Und viel spricht dafür, dass die Preise auch 2025 weiter sinken. Elektrizität, zurzeit noch einer der grössten Inflationstreiber, wird gemäss der Strombehörde Elcom um 10 Prozent billiger. Die Mieten, einer der grössten Ausgabenposten, steigen laut Prognose der Raiffeisenbank wohl nochmals, aber viel weniger stark als dieses Jahr, was die Inflation noch mehr schwächt.

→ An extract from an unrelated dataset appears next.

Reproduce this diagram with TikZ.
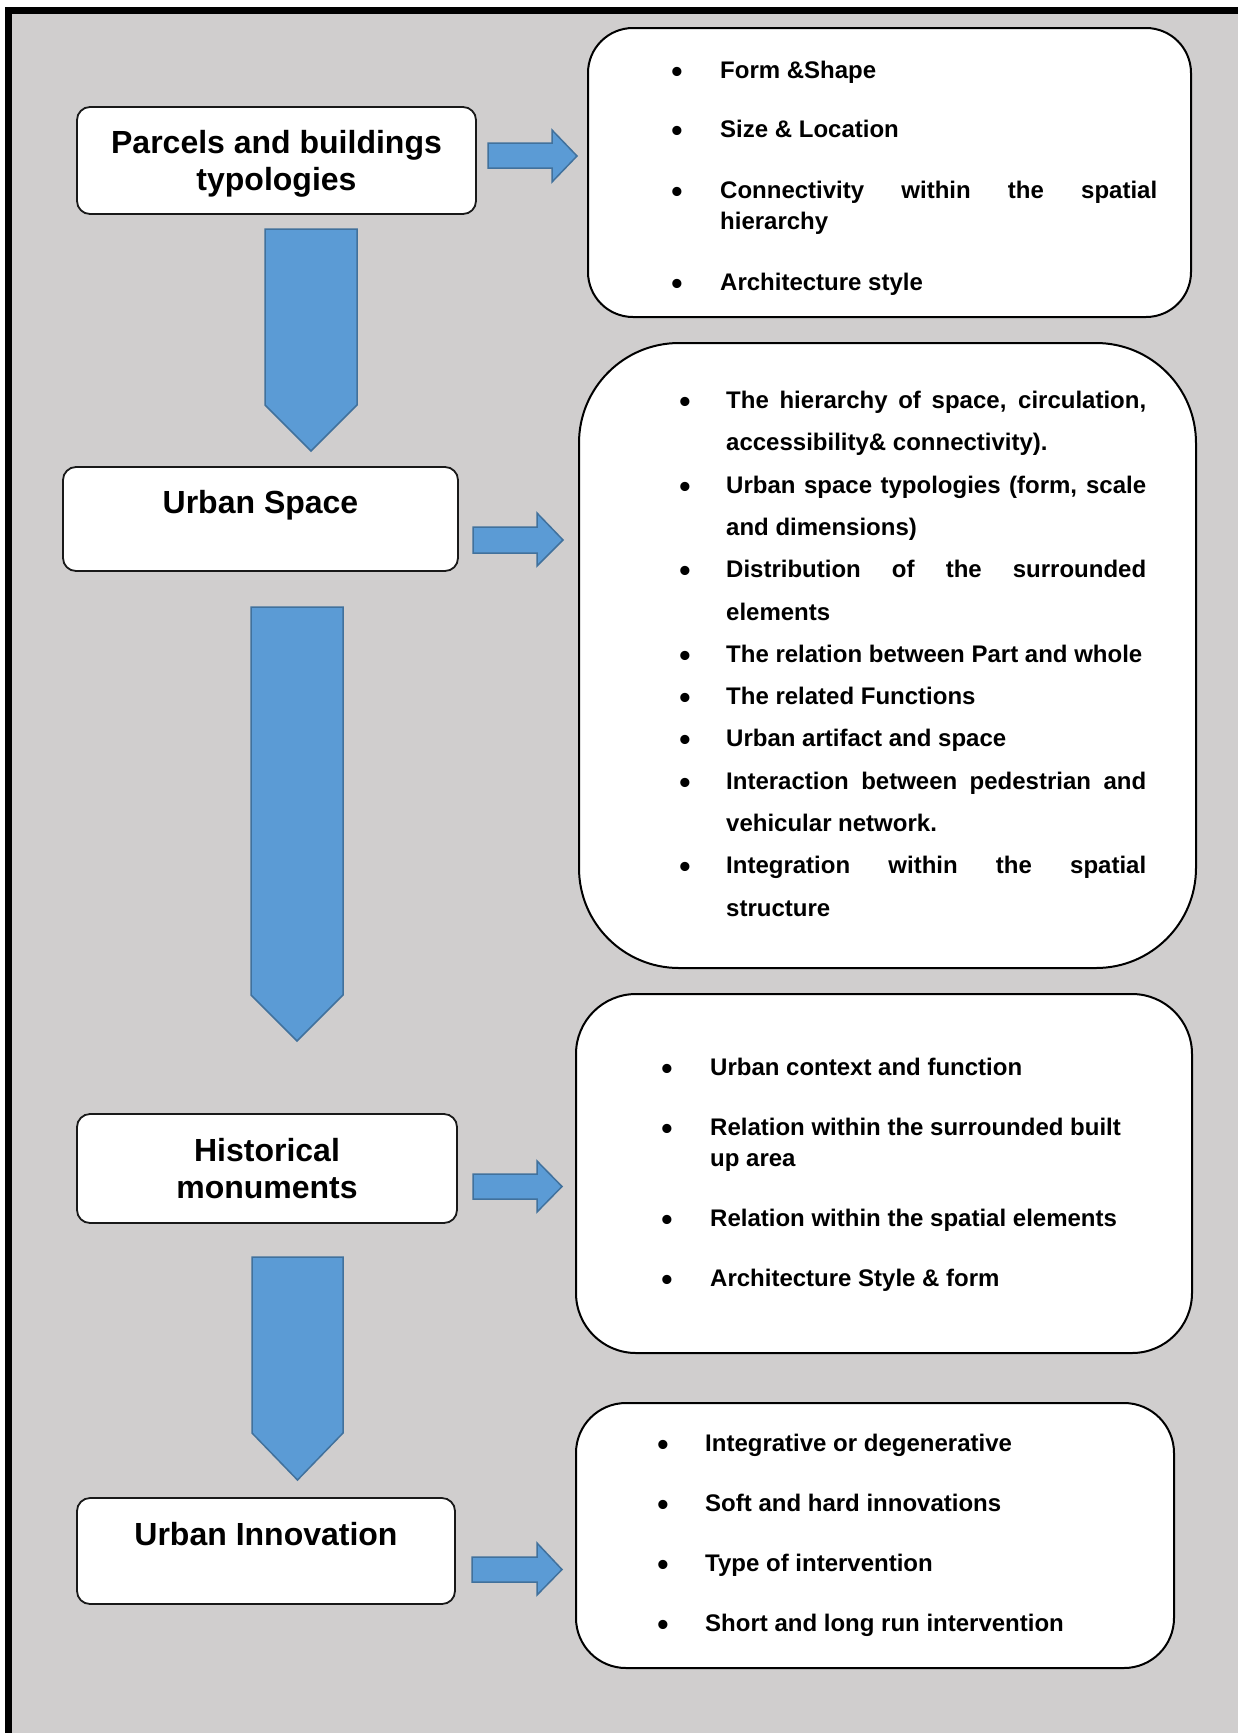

Die Schweiz könnte also in eine ähnliche Inflationswelt zurückversetzt werden, wie sie vor Corona geherrscht hat. Damals hatte die Schweiz oft keine und während Jahren sogar negative Inflation, also ein sinkendes Preisniveau. Der Landesindex der Konsumentenpreise lag 2019 noch auf dem Niveau von vor zehn Jahren.
Doch was hat die Nationalbank eigentlich gegen negative Inflation? Es bedeutet bloss, als dass die Preise und damit die Kosten für den Alltag oder die Ferien sinken. Alle können sich für ihr Geld mehr kaufen. Himmlisch. Was soll daran schlecht sein?
Die Nationalbank darf nicht nur auf die Konsumenten schauen. Sie muss laut Verfassung im «Gesamtinteresse des Landes» handeln. Und das ist eine knifflige Aufgabe. Denn die einzelnen Interessen im Lande sind meist gegensätzlich. Was die einen himmlisch finden, ist für die anderen vielleicht nicht höllisch, aber doch schlecht bis sehr schlecht.
Konsumenten mögen sinkende Preise; Unternehmen eher steigende. Wer Geld verleiht, will hohe Zinsen; wer sich welches borgt, tiefe. Wer Waren im Ausland einkauft, will einen starken Franken; wer im Ausland verkauft, einen schwachen. Und so weiter und so fort. Irgendjemand ist immer unzufrieden mit der Nationalbank. Sie kann es nie allen recht machen.
Dabei steht für alle viel auf dem Spiel, wie Karsten Junius, Chefökonom der Bank J. Safra Sarasin, an einem Beispiel erklärt. Wenn hierzulande das gesamte Preisniveau fällt, müssen viele Betriebe sinkende Preise hinnehmen. Ihre Umsätze werden kleiner, sie verdienen weniger Geld. Also sparen sie, streichen und kürzen. Irgendwann geht es ans Eingemachte.
Es fehlt Geld für Investitionen, die überlebenswichtig wären. Oder das Sparen erreicht die Löhne, häufig der grösste Kostenblock. An sich wäre es nicht verkehrt, die Löhne zu kürzen. Schliesslich ist zugleich die Inflation negativ. Alles wird billiger und die Mitarbeiter können trotz Lohnkürzung immer noch gleich viel Waren kaufen.
Doch das ist Theorie, die in der Praxis krachend scheitert, wie die Unternehmen nur allzu gut wissen. Ihre Leute würden wütend oder lustlos, würden weniger oder schlechter arbeiten. Also kürzen Firmen nicht die Löhne, sondern paradoxerweise die Zahl der Angestellten. So gibt es mehr Arbeitslose als nötig, mehr als bei einer vernünftig hohen Inflation.
Also braucht es eine Geldpolitik, die es allen einigermassen recht macht, allen gleich gut oder gleich schlecht. Dieser Kompromiss nennt sich «Preisstabilität» und wird vom Nationalbankgesetz so vorgeschrieben. Die SNB soll also ihren Leitzins so festlegen, dass die Preise stabil bleiben.
Was wiederum unter «stabil» zu verstehen ist, darüber streiten die Ökonomen. Nichtsdestotrotz hat sich die Nationalbank darauf festgelegt, dass Preisstabilität eine Inflation zwischen 0 und 2 Prozent sein soll. Wird die Inflation negativ, toleriert sie die Nationalbank vorübergehend, aber nicht für allzu lange Zeit. Und jetzt muss sie schauen, dass es dazu nicht kommt.